> [Work instructions]:
Begin with the line containing "Rebuild this chart" and end with the line containing "from bokeh.resources import INLINE". Give those lines again exactly, leaving out the images.

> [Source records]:
--- begin ---
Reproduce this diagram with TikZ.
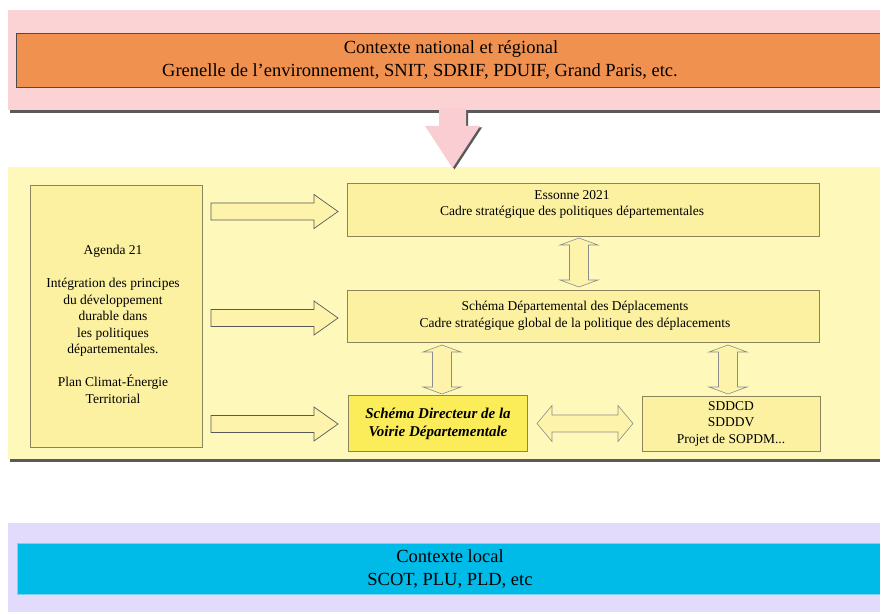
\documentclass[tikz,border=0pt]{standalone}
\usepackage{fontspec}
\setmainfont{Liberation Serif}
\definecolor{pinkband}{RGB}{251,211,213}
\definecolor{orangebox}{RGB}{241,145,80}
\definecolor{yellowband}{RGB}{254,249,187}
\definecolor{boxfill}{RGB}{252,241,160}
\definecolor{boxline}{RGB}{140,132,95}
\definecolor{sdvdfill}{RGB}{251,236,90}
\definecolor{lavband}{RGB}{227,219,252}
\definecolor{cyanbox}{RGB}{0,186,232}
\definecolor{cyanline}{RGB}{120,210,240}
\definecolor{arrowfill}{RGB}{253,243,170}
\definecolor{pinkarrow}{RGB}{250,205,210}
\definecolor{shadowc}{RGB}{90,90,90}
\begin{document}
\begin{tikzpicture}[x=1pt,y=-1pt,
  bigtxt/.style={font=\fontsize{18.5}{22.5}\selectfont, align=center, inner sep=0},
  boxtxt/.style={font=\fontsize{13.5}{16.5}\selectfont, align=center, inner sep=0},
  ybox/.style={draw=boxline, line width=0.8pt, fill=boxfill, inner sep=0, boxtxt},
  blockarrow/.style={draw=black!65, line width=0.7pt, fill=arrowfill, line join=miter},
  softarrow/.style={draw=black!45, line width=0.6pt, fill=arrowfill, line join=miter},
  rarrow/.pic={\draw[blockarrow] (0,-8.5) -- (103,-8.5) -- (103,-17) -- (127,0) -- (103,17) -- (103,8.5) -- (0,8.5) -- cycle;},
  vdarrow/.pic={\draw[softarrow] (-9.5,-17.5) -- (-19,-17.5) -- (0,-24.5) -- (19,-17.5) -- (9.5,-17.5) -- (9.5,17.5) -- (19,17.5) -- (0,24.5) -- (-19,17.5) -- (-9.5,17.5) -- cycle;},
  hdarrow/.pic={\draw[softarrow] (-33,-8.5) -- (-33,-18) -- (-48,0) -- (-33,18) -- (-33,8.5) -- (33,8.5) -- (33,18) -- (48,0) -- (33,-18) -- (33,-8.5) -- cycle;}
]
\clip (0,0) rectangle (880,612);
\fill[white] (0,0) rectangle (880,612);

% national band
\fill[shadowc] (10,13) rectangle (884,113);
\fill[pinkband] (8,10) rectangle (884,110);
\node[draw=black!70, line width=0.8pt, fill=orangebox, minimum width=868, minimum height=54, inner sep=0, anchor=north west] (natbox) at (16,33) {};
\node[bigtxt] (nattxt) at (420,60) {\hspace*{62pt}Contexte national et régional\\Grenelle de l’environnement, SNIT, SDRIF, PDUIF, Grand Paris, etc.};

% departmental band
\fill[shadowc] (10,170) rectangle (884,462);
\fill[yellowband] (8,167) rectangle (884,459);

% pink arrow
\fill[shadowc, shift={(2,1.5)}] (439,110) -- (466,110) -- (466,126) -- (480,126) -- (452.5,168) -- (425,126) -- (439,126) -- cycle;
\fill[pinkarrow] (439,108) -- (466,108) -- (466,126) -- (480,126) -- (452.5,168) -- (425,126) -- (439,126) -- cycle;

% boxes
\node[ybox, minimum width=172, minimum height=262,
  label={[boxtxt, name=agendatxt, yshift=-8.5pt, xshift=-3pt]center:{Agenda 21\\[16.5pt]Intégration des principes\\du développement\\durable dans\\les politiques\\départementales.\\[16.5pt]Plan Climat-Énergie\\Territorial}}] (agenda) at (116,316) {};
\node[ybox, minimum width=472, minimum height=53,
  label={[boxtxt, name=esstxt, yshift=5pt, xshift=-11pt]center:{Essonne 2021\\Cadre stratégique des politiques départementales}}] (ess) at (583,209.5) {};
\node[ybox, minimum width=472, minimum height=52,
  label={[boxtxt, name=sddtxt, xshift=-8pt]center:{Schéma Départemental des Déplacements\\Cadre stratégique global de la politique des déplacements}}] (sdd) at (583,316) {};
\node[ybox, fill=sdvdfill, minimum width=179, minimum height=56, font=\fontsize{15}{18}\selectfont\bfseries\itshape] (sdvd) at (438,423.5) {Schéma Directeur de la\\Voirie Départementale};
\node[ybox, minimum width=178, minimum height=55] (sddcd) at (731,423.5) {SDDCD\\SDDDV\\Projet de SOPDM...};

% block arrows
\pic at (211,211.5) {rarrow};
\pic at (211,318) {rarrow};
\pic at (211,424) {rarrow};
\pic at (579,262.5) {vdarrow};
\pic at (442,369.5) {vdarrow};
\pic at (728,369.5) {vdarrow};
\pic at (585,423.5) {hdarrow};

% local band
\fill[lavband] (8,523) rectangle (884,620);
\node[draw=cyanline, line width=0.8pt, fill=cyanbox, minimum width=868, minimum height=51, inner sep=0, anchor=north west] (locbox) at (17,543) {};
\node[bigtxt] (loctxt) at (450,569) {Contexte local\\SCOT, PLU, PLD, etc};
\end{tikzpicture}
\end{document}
--- end ---
--- begin ---
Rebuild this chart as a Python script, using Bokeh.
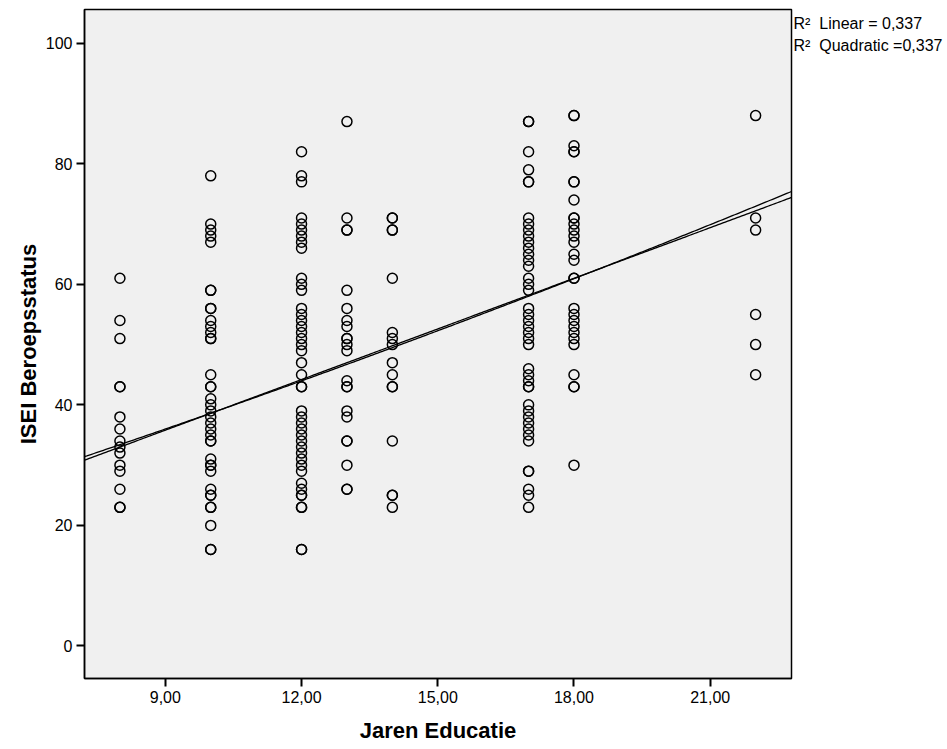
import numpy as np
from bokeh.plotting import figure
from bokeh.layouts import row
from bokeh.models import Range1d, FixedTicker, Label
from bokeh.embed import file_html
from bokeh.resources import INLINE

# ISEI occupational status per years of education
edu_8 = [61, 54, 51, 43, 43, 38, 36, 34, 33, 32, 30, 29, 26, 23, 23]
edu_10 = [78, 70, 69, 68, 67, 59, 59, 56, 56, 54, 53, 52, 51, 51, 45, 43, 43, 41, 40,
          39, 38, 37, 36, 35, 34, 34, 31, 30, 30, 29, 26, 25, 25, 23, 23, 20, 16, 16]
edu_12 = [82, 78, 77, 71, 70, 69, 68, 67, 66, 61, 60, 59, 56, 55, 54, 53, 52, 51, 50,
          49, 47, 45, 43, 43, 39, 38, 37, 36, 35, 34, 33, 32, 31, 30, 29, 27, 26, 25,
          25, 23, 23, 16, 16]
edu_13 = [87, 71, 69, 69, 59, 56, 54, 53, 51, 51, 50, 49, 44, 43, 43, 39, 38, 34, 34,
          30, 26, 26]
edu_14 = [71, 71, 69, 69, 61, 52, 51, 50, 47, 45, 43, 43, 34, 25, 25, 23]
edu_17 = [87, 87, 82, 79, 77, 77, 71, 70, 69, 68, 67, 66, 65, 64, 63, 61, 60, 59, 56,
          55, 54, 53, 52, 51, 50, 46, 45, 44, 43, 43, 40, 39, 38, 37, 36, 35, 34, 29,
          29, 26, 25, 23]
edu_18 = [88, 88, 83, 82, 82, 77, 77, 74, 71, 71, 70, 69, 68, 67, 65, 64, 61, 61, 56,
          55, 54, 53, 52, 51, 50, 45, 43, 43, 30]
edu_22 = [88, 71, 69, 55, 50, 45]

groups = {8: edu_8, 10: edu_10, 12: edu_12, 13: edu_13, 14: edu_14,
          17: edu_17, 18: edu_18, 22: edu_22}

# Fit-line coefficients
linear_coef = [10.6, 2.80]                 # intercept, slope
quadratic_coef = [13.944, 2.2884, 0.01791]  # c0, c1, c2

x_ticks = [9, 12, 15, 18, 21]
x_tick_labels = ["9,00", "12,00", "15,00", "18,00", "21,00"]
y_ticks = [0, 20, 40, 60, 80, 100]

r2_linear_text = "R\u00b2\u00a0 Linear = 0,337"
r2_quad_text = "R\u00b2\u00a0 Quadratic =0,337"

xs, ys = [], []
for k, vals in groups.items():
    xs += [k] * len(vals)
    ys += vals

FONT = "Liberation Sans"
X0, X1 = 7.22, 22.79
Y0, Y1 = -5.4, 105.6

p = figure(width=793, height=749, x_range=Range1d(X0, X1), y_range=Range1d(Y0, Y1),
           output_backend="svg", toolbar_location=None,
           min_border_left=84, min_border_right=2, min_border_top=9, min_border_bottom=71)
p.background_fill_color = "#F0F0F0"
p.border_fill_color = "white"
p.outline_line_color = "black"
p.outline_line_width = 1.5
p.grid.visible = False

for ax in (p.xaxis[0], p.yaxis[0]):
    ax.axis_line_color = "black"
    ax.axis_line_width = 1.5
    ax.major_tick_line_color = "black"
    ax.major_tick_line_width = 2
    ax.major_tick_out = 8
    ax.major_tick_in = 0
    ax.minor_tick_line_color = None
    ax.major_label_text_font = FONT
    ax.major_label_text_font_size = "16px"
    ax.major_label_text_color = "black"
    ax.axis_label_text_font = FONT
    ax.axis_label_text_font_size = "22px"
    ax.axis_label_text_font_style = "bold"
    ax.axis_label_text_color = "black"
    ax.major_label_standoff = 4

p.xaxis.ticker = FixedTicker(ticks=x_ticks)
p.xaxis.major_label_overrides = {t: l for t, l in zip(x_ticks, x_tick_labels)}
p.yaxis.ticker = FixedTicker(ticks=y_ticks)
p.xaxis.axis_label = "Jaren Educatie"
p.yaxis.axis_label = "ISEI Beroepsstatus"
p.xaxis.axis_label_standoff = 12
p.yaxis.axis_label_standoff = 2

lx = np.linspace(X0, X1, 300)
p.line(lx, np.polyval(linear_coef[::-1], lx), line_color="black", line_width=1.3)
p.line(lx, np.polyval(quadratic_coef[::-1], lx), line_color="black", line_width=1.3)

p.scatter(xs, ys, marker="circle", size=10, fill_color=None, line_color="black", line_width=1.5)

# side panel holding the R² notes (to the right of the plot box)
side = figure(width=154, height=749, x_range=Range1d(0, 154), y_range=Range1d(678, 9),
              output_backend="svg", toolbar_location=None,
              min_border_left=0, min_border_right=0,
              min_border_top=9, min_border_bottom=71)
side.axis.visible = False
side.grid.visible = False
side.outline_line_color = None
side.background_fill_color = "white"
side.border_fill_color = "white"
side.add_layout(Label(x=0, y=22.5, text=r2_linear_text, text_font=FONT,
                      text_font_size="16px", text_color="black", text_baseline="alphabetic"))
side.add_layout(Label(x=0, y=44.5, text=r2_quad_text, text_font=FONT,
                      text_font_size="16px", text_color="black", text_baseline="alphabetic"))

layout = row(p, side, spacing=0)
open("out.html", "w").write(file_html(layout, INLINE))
--- end ---
> [Reply to the exercise]:
Rebuild this chart as a Python script, using Bokeh.
import numpy as np
from bokeh.plotting import figure
from bokeh.layouts import row
from bokeh.models import Range1d, FixedTicker, Label
from bokeh.embed import file_html
from bokeh.resources import INLINE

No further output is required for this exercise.